Those Long Hot Days of Summer
Changes in the amount of business your company does is often affected by seasonal changes. Sometimes these changes are subtle such as the end of the school year. Most parents plan vacations during the summer months to spend time with their families. Great if you are involved in the tourism industry or happen to have a local business in a popular tourist destination. For an Internet based or e-commerce company relying on online revenues however, this can mean a lot less people in front of their computers. A sudden and dramatic loss of traffic to your web site can cause consternation to your sales cycle. The best way to prevent any nasty bottom line surprises is of course being prepared for seasonal changes. When things are good, put some funds away for the lean times. It’s a common sense thing to do but you may be surprised at how few companies actually have the foresight to plan ahead for exactly these circumstances.

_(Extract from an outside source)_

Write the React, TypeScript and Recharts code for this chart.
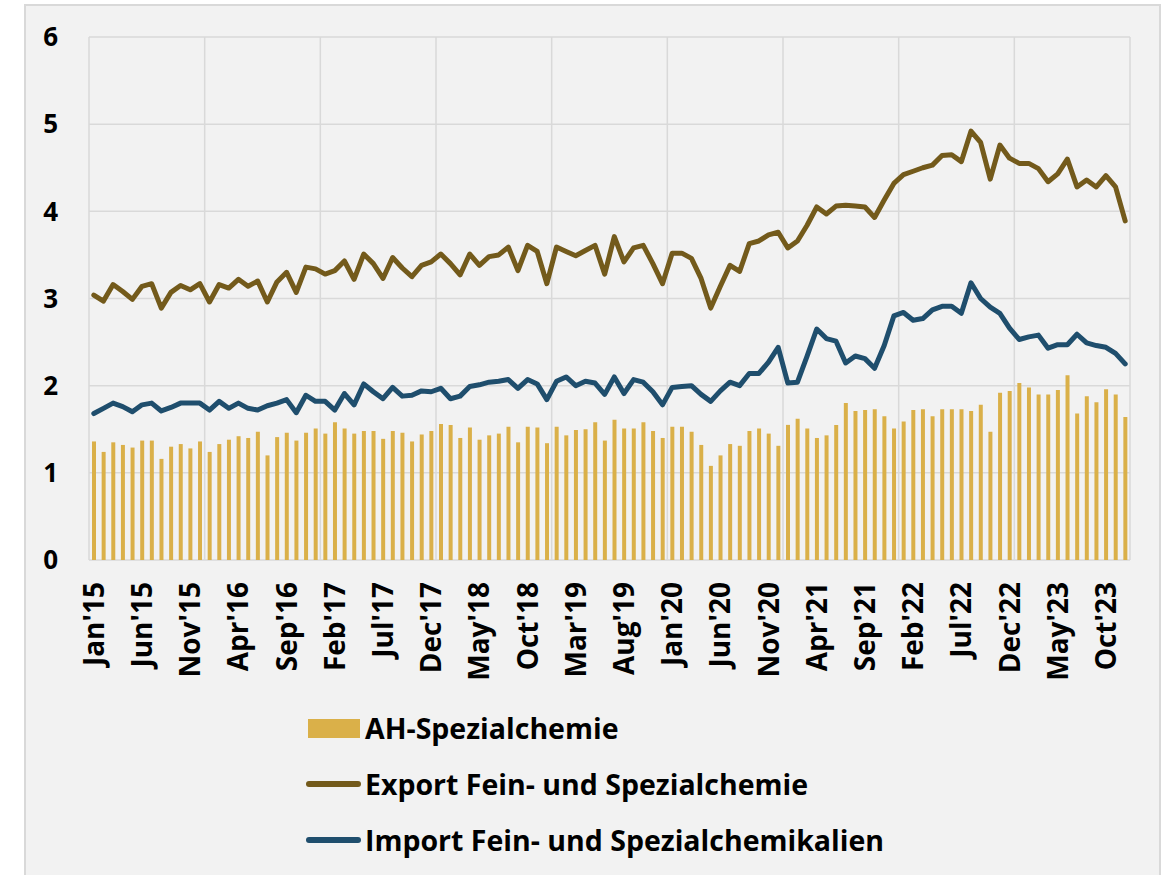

The winter holiday season is another example. Retailers often rely on this short selling season to generate a high percentage of their total yearly revenue. Not an entirely wise approach. Aspects such as disposable income levels, consumer confidence in the economy and job security all contribute to spending patterns of consumers. Relying entirely on one good selling season is indeed, a fickle and most unpredictable way to guarantee your businesses future. You would be much further ahead to plan and budget at minimal income levels for a constant burn throughout the entire year. This way if you have a “good season” it will be a bonus situation and should sales not increase as predicted or heaven forbid, slip a little you will still be able to handle the seasonal changes in stride.
Here’s a few tips to help you recognize and plan for seasonal changes. Analyze your monthly sales history for the past year. Write down any noticeable trends. Is your business affected (either positively or negatively) by major holidays? Does your data show more sales on a Monday rather than a Friday? Are the warmer months better or worse than colder ones? Some of these factors may seem insignificant by themselves but once applied to a longer time frame the sales trends may become all too apparent. Taking a step back from the day-to-day routine and looking at your long term sales cycles can provide valuable clues to your businesses strengths and weaknesses. It can also help provide indicators as to when you should be gearing up your marketing efforts. (big season coming up) or when it should be OK to coast for awhile. Most importantly, it will let you forecast the slower times well in advance, so you can prepare accordingly. Start putting a percentage of your revenue away in a ‘rainy day’ fund. Use it during the slow times to get you through until your sales cycle returns. If nothing else, it’s one heck of a stress relief technique.